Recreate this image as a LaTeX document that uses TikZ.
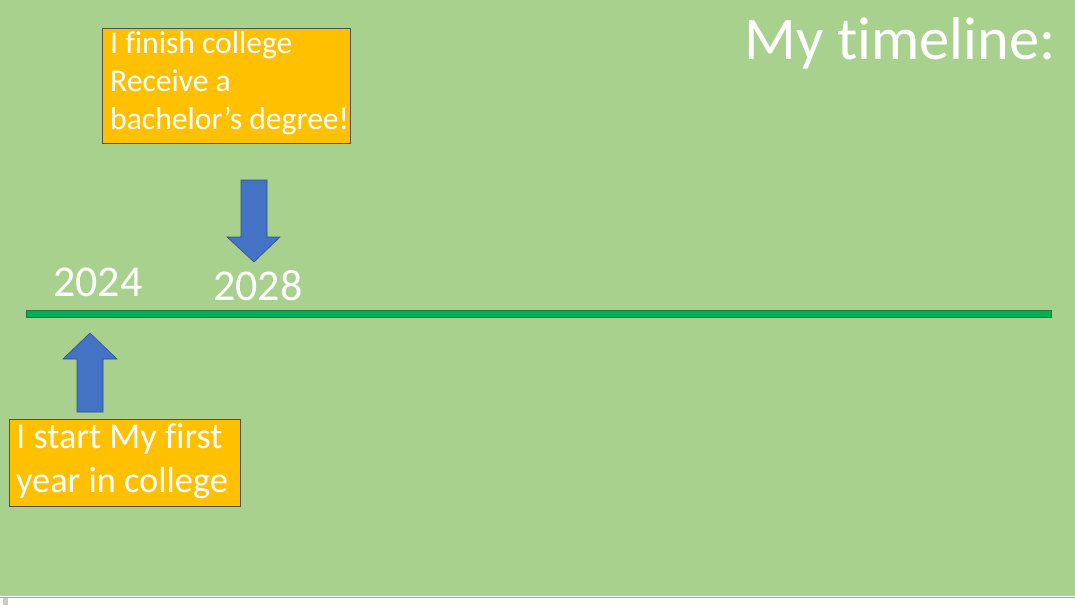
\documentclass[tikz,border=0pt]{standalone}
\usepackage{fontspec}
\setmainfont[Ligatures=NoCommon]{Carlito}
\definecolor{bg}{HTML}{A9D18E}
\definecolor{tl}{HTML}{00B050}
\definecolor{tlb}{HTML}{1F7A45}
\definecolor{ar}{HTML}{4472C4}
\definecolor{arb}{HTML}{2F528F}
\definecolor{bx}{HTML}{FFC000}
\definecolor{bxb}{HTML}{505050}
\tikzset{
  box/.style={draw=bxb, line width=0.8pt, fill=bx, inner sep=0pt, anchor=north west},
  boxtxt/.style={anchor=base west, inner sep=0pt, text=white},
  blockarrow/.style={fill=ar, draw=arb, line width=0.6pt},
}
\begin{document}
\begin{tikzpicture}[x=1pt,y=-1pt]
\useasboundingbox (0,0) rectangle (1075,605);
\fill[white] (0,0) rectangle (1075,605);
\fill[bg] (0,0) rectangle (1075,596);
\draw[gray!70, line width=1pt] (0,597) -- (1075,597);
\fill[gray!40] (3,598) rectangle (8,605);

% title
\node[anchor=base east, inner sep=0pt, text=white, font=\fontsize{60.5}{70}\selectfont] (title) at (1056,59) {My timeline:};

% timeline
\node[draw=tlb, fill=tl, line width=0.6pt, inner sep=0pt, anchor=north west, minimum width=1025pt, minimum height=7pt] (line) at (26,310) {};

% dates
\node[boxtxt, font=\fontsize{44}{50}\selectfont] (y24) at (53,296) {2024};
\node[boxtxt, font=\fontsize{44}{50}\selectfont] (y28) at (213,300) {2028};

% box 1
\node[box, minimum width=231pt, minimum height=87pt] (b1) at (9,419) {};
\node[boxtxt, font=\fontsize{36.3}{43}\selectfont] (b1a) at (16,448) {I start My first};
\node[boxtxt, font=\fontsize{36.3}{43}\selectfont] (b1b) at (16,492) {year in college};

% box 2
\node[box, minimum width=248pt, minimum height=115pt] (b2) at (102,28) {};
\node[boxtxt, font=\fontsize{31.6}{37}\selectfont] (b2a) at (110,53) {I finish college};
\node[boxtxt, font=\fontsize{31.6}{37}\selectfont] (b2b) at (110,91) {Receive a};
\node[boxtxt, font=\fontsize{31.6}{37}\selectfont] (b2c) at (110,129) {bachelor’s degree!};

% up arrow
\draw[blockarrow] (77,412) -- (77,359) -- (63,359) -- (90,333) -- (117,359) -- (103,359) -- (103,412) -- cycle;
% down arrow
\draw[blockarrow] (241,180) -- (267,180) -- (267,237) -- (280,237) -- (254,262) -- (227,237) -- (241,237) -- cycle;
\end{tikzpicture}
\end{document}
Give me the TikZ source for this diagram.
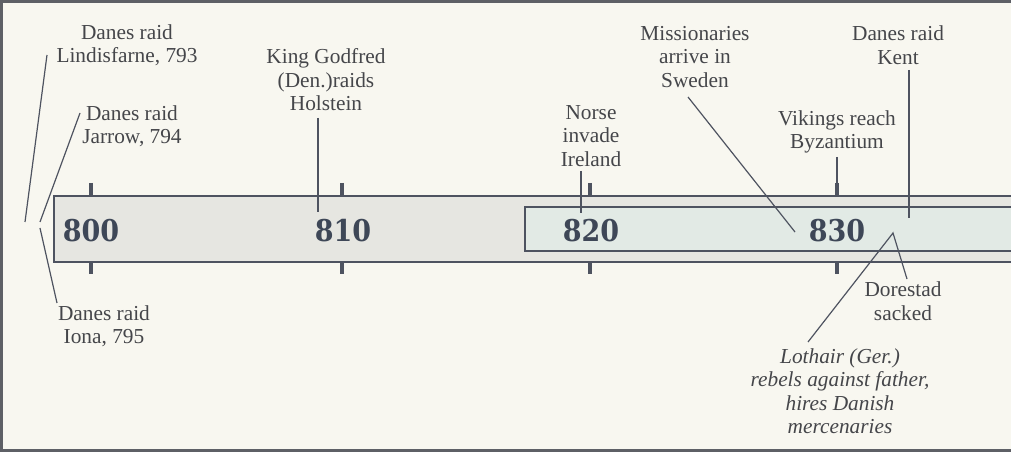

§ **What you need to do**:
Above are the records; repeat their lines from the first through the line containing "(y28) at (213,300)", and leave out each picture.

§ **Problem solution**:
Recreate this image as a LaTeX document that uses TikZ.
\documentclass[tikz,border=0pt]{standalone}
\usepackage{fontspec}
\setmainfont[Ligatures=NoCommon]{Carlito}
\definecolor{bg}{HTML}{A9D18E}
\definecolor{tl}{HTML}{00B050}
\definecolor{tlb}{HTML}{1F7A45}
\definecolor{ar}{HTML}{4472C4}
\definecolor{arb}{HTML}{2F528F}
\definecolor{bx}{HTML}{FFC000}
\definecolor{bxb}{HTML}{505050}
\tikzset{
  box/.style={draw=bxb, line width=0.8pt, fill=bx, inner sep=0pt, anchor=north west},
  boxtxt/.style={anchor=base west, inner sep=0pt, text=white},
  blockarrow/.style={fill=ar, draw=arb, line width=0.6pt},
}
\begin{document}
\begin{tikzpicture}[x=1pt,y=-1pt]
\useasboundingbox (0,0) rectangle (1075,605);
\fill[white] (0,0) rectangle (1075,605);
\fill[bg] (0,0) rectangle (1075,596);
\draw[gray!70, line width=1pt] (0,597) -- (1075,597);
\fill[gray!40] (3,598) rectangle (8,605);

% title
\node[anchor=base east, inner sep=0pt, text=white, font=\fontsize{60.5}{70}\selectfont] (title) at (1056,59) {My timeline:};

% timeline
\node[draw=tlb, fill=tl, line width=0.6pt, inner sep=0pt, anchor=north west, minimum width=1025pt, minimum height=7pt] (line) at (26,310) {};

% dates
\node[boxtxt, font=\fontsize{44}{50}\selectfont] (y24) at (53,296) {2024};
\node[boxtxt, font=\fontsize{44}{50}\selectfont] (y28) at (213,300) {2028};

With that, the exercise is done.